Monday, 8 February 2010

Autism - my son's visit

Colm visited us on Friday at midday, as arranged.  Collette and baby Lucas were here too.

I had several very urgent matters to attend to in my business...but I thought, hell, family is more important, so I took most of the day off.

Colm seemed to be good form and decided he wanted to stay until 7 pm, after dinner.  After briefly chatting to us and telling me that he wanted to phone his mother (so it wasn't just a flash in the pan),  he went into the kitchen to be by himself and to watch tv.  He likes his own company.   I tried to contact his mother, but there was no answer.  Colm didn't appear to be too worried by this - it's rare for his mum to answer the phone when we ring.  He went back to watching tv and eating everything in the house.

Around 4 pm, as Collette was getting ready to go home, Colm's (and Collette's) mother rang us.  Colm was overjoyed.

During the ensuing conversation, Colm's mum arranged to meet him when she comes to see her grandson, sometime in March.  She's going to take him on a shopping trip.

Uh-oh...  Shopping trips with mum are always trouble.

Colm handed me the phone.  "Mum tell you come March" he informed me, which meant that his mother wanted to explain to me about her forthcoming visit.  I was relieved to learn that she hadn't given Colm a firm date for her visit.  And no, she didn't want to talk to Collette just now.  

Colm always communicates using truncated sentences.  You get used to them after a while.  Makes you realise just how few words you really need to convey information.  

After the call ended, Colm asked Collette to take him back home.  My house is, he informed me, "wee bit boring".  I like it when Colm wants to go home.  It means that he's happy there.  It wasn't always like that...

Colm has been more relaxed since his visit home.  He is apprehensive about seeing his mum, but I told him that it wouldn't happen until the end of March or April.  If he's given a fixed date, he obsesses about it and, close to the time, has the worst anticipatory anxiety you can imagine.  I can easily persuade his mother not to take him on a shopping trip - they always end in disaster - she can take him to McDonald's instead.  That will please him and it's a much less threatening environment.

* * * * * * * * * * * * * * * * * *

Collette later told me that, despite offering her the use of her spare room, her mother's visit is only going to be a day trip.  So she's not going to be the doting grandmother, then...  The photos which follow show what she's missing at the moment.


Em said...

your little grandson is gorgeous. so sweet.

its good you handle colm in a way that gives him as least stress as possible. im sure you have learnt alot over the years. good on you for listening and procceding in the best way possible for your son.xx

Robert said...

Em - I can take all the compliments I'm given about little Lucas!

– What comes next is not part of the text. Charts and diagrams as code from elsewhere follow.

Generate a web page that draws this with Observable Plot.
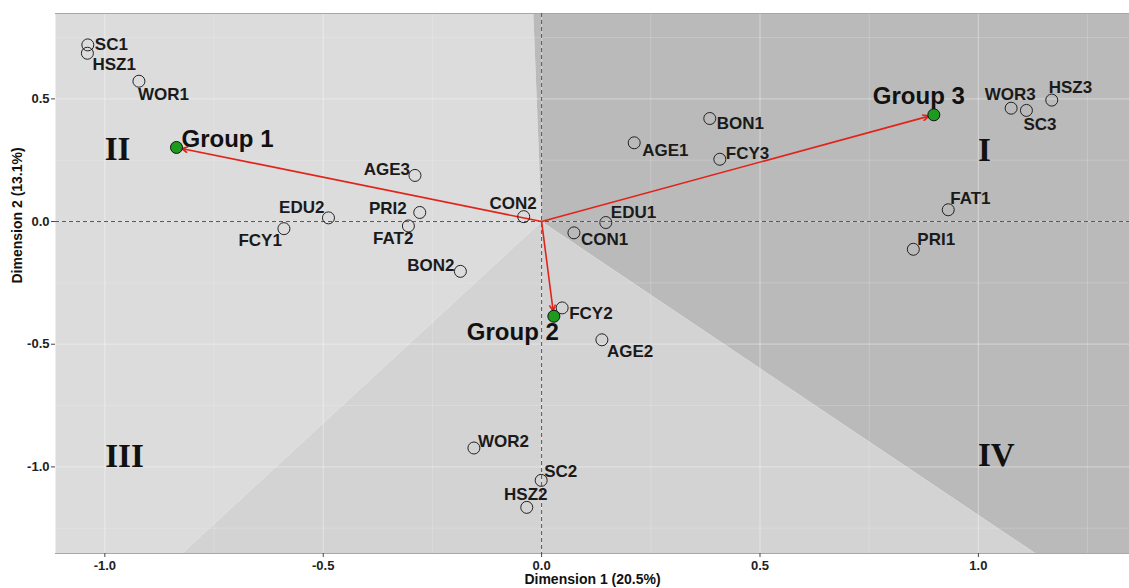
<!DOCTYPE html>
<html>
<head>
<meta charset="utf-8">
<script src="https://cdn.jsdelivr.net/npm/d3@7"></script>
<script src="https://cdn.jsdelivr.net/npm/@observablehq/plot@0.6"></script>
<style>
  html, body { margin: 0; padding: 0; background: #fff; }
  #chart svg { display: block; }
</style>
</head>
<body>
<div id="chart"></div>
<script>
// ---- data ----
const categoryNames = ["SC1","HSZ1","WOR1","EDU2","FCY1","AGE3","PRI2","FAT2","BON2","CON2","EDU1","CON1","AGE1","BON1","FCY3","WOR3","SC3","HSZ3","FAT1","PRI1","FCY2","AGE2","WOR2","SC2","HSZ2"];
const categoryDim1 = [-1.039,-1.040,-0.922,-0.488,-0.590,-0.290,-0.279,-0.305,-0.186,-0.041,0.147,0.074,0.212,0.385,0.408,1.075,1.110,1.168,0.931,0.851,0.047,0.138,-0.155,-0.001,-0.034];
const categoryDim2 = [0.720,0.686,0.572,0.015,-0.029,0.188,0.037,-0.018,-0.203,0.020,-0.004,-0.046,0.321,0.420,0.254,0.462,0.453,0.495,0.048,-0.113,-0.352,-0.482,-0.923,-1.055,-1.165];

const groupNames = ["Group 1","Group 2","Group 3"];
const groupDim1 = [-0.836,0.028,0.898];
const groupDim2 = [0.302,-0.386,0.435];

const romanLabels = ["I","II","III","IV"];
const romanDim1 = [1.014,-0.971,-0.955,1.041];
const romanDim2 = [0.290,0.294,-0.957,-0.954];

const xTicks = [-1.0,-0.5,0.0,0.5,1.0];
const yTicks = [-1.0,-0.5,0.0,0.5];
const xMinor = [-0.75,-0.25,0.25,0.75,1.25];
const yMinor = [-1.25,-0.75,-0.25,0.25,0.75];
const xDomain = [-1.113,1.346];
const yDomain = [-1.353,0.848];

// region boundaries (where the partition lines meet the panel edge)
const boundaryTopX = -0.019;
const boundaryBottomLeftX = -0.823;
const boundaryBottomRightX = 1.131;

// label placement: [textAnchor, dx, dy] (pixels)
const categoryLabelPlacement = [
  ["start",7,0],["start",5,11],["start",-1,13],["end",-4,-10],["end",-2,12],
  ["end",-5,-6],["end",-13,-4],["end",5,13],["end",-6,-6],["end",13,-13],
  ["start",5,-10],["start",7,7],["start",8,8],["start",7,5],["start",6,-6],
  ["middle",-1,-14],["start",-3,14],["start",-3,-13],["start",2,-11],["start",4,-10],
  ["start",7,6],["start",5,12],["start",4,-6],["start",3,-9],["middle",-1,-13]
];
const groupLabelPlacement = [["start",5,-8],["end",5,16],["middle",-15,-19]];

// ---- build tables ----
const categories = categoryNames.map((n,i) => ({name:n, d1:categoryDim1[i], d2:categoryDim2[i],
  anchor:categoryLabelPlacement[i][0], dx:categoryLabelPlacement[i][1], dy:categoryLabelPlacement[i][2]}));
const groups = groupNames.map((n,i) => ({name:n, d1:groupDim1[i], d2:groupDim2[i],
  anchor:groupLabelPlacement[i][0], dx:groupLabelPlacement[i][1], dy:groupLabelPlacement[i][2]}));
const romans = romanLabels.map((n,i) => ({name:n, d1:romanDim1[i], d2:romanDim2[i]}));

const [x0,x1] = xDomain, [y0,y1] = yDomain;
const regionLeft = [[0,0],[boundaryTopX,y1],[x0,y1],[x0,y0],[boundaryBottomLeftX,y0],[0,0]];
const regionRight = [[0,0],[boundaryTopX,y1],[x1,y1],[x1,y0],[boundaryBottomRightX,y0],[0,0]];
const regionBottom = [[0,0],[boundaryBottomLeftX,y0],[boundaryBottomRightX,y0],[0,0]];

const font = "'Liberation Sans', Arial, Helvetica, sans-serif";

const marks = [
  Plot.line(regionLeft, {x:d=>d[0], y:d=>d[1], fill:"#dcdcdc", stroke:"none"}),
  Plot.line(regionRight, {x:d=>d[0], y:d=>d[1], fill:"#bababa", stroke:"none"}),
  Plot.line(regionBottom, {x:d=>d[0], y:d=>d[1], fill:"#d3d3d3", stroke:"none"}),
  Plot.gridX(xMinor, {stroke:"white", strokeOpacity:0.22, strokeWidth:0.8}),
  Plot.gridY(yMinor, {stroke:"white", strokeOpacity:0.22, strokeWidth:0.8}),
  Plot.gridX(xTicks, {stroke:"white", strokeOpacity:0.32, strokeWidth:1.3}),
  Plot.gridY(yTicks, {stroke:"white", strokeOpacity:0.32, strokeWidth:1.3}),
  Plot.ruleY([y0, y1], {stroke:"#a8a8a8", strokeWidth:1.2}),
  Plot.ruleX([0], {stroke:"#555", strokeDasharray:"4,3", strokeWidth:1}),
  Plot.ruleY([0], {stroke:"#555", strokeDasharray:"4,3", strokeWidth:1}),
  Plot.axisX(xTicks, {tickSize:4, tickPadding:3, fontSize:13, fontWeight:"bold", tickFormat:d=>d.toFixed(1), label:null, stroke:"#444", fill:"#222"}),
  Plot.axisY(yTicks, {tickSize:4, tickPadding:2, fontSize:13, fontWeight:"bold", tickFormat:d=>d.toFixed(1), label:null, stroke:"#444", fill:"#222"}),
  Plot.text(["Dimension 1 (20.5%)"], {frameAnchor:"bottom", dy:30, text:d=>d, fontSize:14, fontWeight:"bold", fill:"#111"}),
  Plot.text(["Dimension 2 (13.1%)"], {frameAnchor:"left", dx:-38, rotate:-90, text:d=>d, fontSize:14, fontWeight:"bold", fill:"#111"}),
  Plot.arrow(groups, {x1:()=>0, y1:()=>0, x2:"d1", y2:"d2", stroke:"#e2231a", strokeWidth:1.6, headLength:6, headAngle:50, insetEnd:5}),
  Plot.dot(categories, {x:"d1", y:"d2", r:6, stroke:"#222", strokeWidth:1, fill:"none"}),
  Plot.dot(groups, {x:"d1", y:"d2", r:6, stroke:"#111", strokeWidth:1, fill:"#1e9a1e"}),
  ...categories.map(c => Plot.text([c], {x:"d1", y:"d2", text:"name", textAnchor:c.anchor, dx:c.dx, dy:c.dy, fontSize:17, fontWeight:"bold", fill:"#1a1a1a"})),
  ...groups.map(g => Plot.text([g], {x:"d1", y:"d2", text:"name", textAnchor:g.anchor, dx:g.dx, dy:g.dy, fontSize:24, fontWeight:"bold", fill:"#111"})),
  Plot.text(romans, {x:"d1", y:"d2", text:"name", fontSize:33, fontWeight:"bold", fontFamily:"'Liberation Serif', 'Times New Roman', serif", fill:"#111"})
];

const chart = Plot.plot({
  width:1129, height:588,
  marginLeft:55, marginRight:0, marginTop:13, marginBottom:35,
  x:{domain:xDomain, label:null},
  y:{domain:yDomain, label:null},
  style:{fontFamily:font, background:"white", overflow:"visible"},
  marks
});
document.getElementById("chart").appendChild(chart);
</script>
</body>
</html>
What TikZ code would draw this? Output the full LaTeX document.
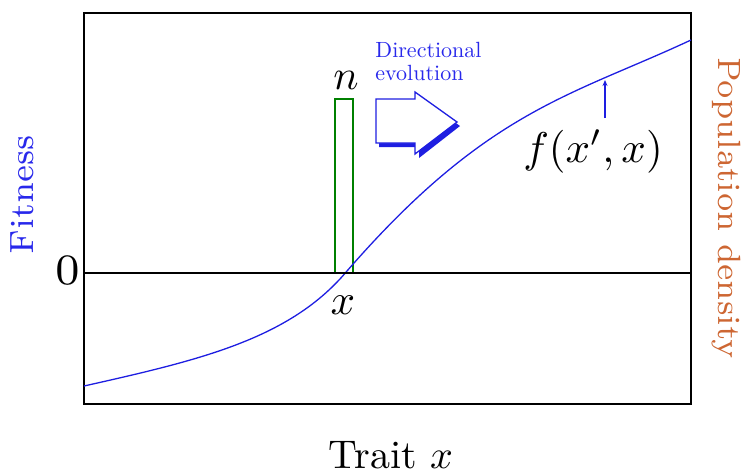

You're right - I have learned over the years, by trial and error, how to help Colm manage his anxiety. I do what I can for Colm - he has as much right to a happy life as anyone else.

Anonymous said...

Hi Robert,

I couldn't agree more about truncated sentances. I am of the type how gets very agitated when someone takes a long time to get to the point. Straight to the point does me fine.

So glad all went well with Colm's visit and I hope his mum's visit goes well too when it comes around. It must give him a lot of peace to know he can come and go as he pleases at your home. He's a lucky boy to have such good family around him.

The photos of baby Lucas are great. He looks a wee smasher. It is good to see him looking so well and cheery.

All the best


Nota Bene said...

I rather like Colm's way of speaking - straightforward, straight to the point...we could all learn from that...nice pics too...

Robert said...

Nechtan - Sometimes Colm's sentences are so truncated that I have to take a moment or two to work out what he's trying to tell me! Like you, I get impatient with long-winded people. I want to finish their sentences, but I don't of course, in case I offend them.

Colm is lucky with his family. I don't mean lucky to have me - he is extremely lucky to have such caring siblings. Siblings who keep in contact with him and take him out fairly often. His social workers and carers over the years have told me that this is rare. Usually it's just parents (actually, more often than not, just mothers, I'm ashamed to say) who maintain contact.

Lucas's photos were taken by Collette. He doesn't smile often yet, so it's a hell of a big rush to take the pic before the smile disappears! It's a pity that you're not around to take a decent photo ;(

Robert said...

NB - I'm a big fan of straightforward talk, too. Also, autistic people never lie (unless taught to do so), so you always know where you are with them. It's something that the rest of us should learn from them, don't you think?

Anonymous said...

And she sure is missing a lot; it's good to hear that Colm is settled in his home, always a huge weight off the mind for a doting parent like yourself.

CJ xx

Robert said...

CJ - I am so lucky that I found Colm a good home! For the first time since he stopped living with me, I can relax and have no guilt!